ただし、これは銃身のライフリングとの相性にも左右されます。
弾頭の保管・購入・法的注意点
弾頭、火薬、雷管、薬莢といった「実包の部品」の購入と保管には、完成品である実包と同様に、火薬類取締法に基づく厳格な手続きと管理が求められます。
物自体が危険物(火薬・雷管)であると共に、実包を製造(ハンドロード)するための構成品でもあるため、銃刀法・火薬類取締法の規制対象となります。したがって、無許可での購入や不適切な保管は、法律違反に問われます。
購入
完成品の「実包」を購入する場合
警察署(公安委員会)が発行する「猟銃用火薬類等譲受許可証(譲受証)」が必要です。
「弾頭」のみを購入する場合
弾頭は、一切火薬類が含まれていない「鉛の塊」若しくは「銅の塊」です。よって警察や関係団体からの火薬類譲受票は不要です。基本誰でも購入は可能なのですが、使用するための目的の関係で銃砲店によっては許可証提示(購入しようとする弾頭を使える銃を所持しているか、そもそも銃を所持している方か)を求める場合があります。
「火薬」や「雷管」を購入する場合
「実包」とは別の許可枠(火薬許可証内の「火薬」「雷管」の欄)が必要であり、購入・所持できる数量も厳密に定められています。
保管
火薬・雷管は、実包を保管する「装弾ロッカー(実包保管庫)」で、銃本体とは別に、厳重に施錠して保管する義務があります。弾頭は上記のとおり火薬類ではありませんので装弾ロッカーに保管は不要ですが、用心するに越したことはありません。
法的注意点(ハンドロード)
これらの部品を購入し、自分で実包を組み立てるハンドロードは、火薬類取締法に基づく「製造」行為にあたり、別途「火薬類製造許可」や「消費許可」などが必要となる場合があります。

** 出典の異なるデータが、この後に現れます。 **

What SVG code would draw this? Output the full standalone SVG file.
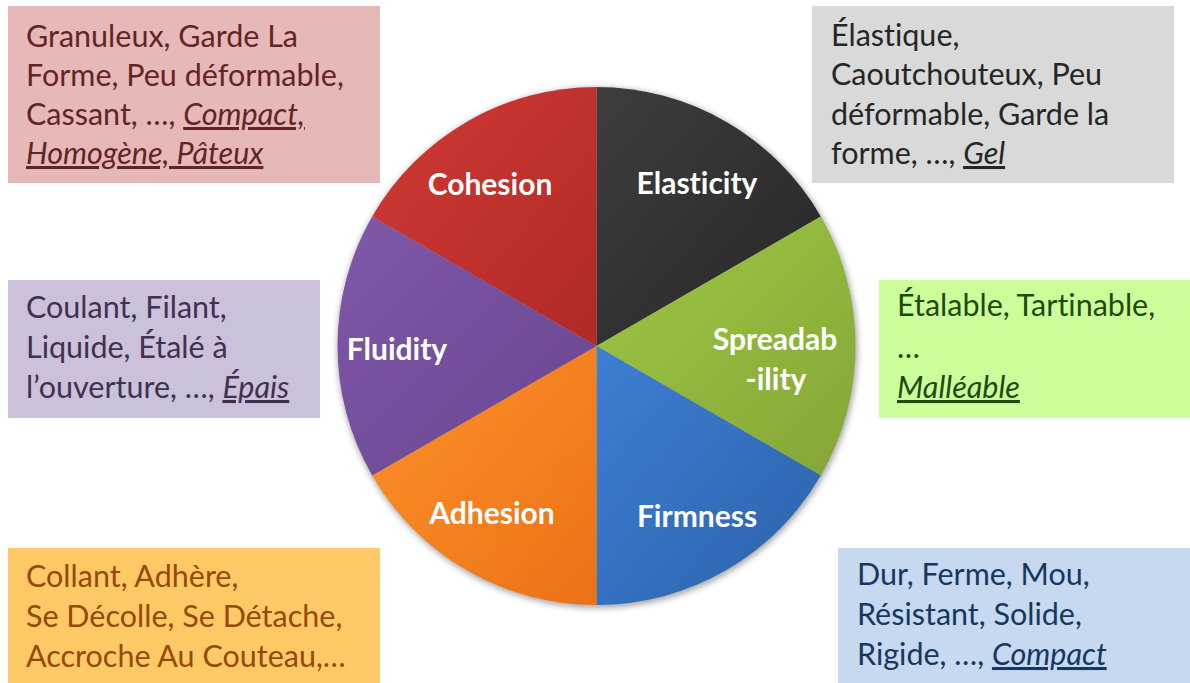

安易なハンドロードは極めて危険であり、法律違反となるリスクも高いため、初心者は銃砲店で販売されている「完成実包」を使用してください。
ハンドロードをおこなう際は実包の構成部品となる火薬・雷管・弾頭が必要なのはもちろんですが、その部品を組み立てる為の専用機械(プレス等)が必要になっています。と実包を作成するための基礎知識も必要です。安易にご自身で解釈しようとせず、銃砲店にご相談ください。
まとめ

初心者が将来ライフル銃を所持する際、覚えておくべき選択の基本は以下の通りです。
- どれくらいの距離で、どんな大型獣を仕留めるか: ライフル実包もかなりの種類があります。大きくは薬莢の大きさ(容積)で火薬の充填量が決まりますので、小さい容積はパワーや弾道に劣りますが反動が少なく撃ちやすい、大きい容積はパワーや弾道に勝りますが反動が大きくなりがちです。
- 重量を選ぶ: 一般的なシカ猟(例:.308口径)なら、150グレイン前後の中量弾頭が良い。クマ等の危険動物には保険も含め、重たい弾頭がお勧め。
- セオリーに従う: 最も普及している「30口径(.308 Winなど)」の「ソフトポイント弾頭」は、あらゆる状況に対応しやすい組み合わせ。北海道での狩猟で使用する際はバーンズ製等の「銅弾」が必須。
今回は主にライフル弾頭について解説しましたが、獲物のサイズに合わせて弾頭の拡張性を変えるという考え方は、散弾銃用のスラッグ弾を選ぶ際にも共通する重要な視点です。
弾頭の知識を深めることは、良識あるハンターになるための必須条件です。不明な点は、必ず銃砲店や先輩ハンターに相談してください。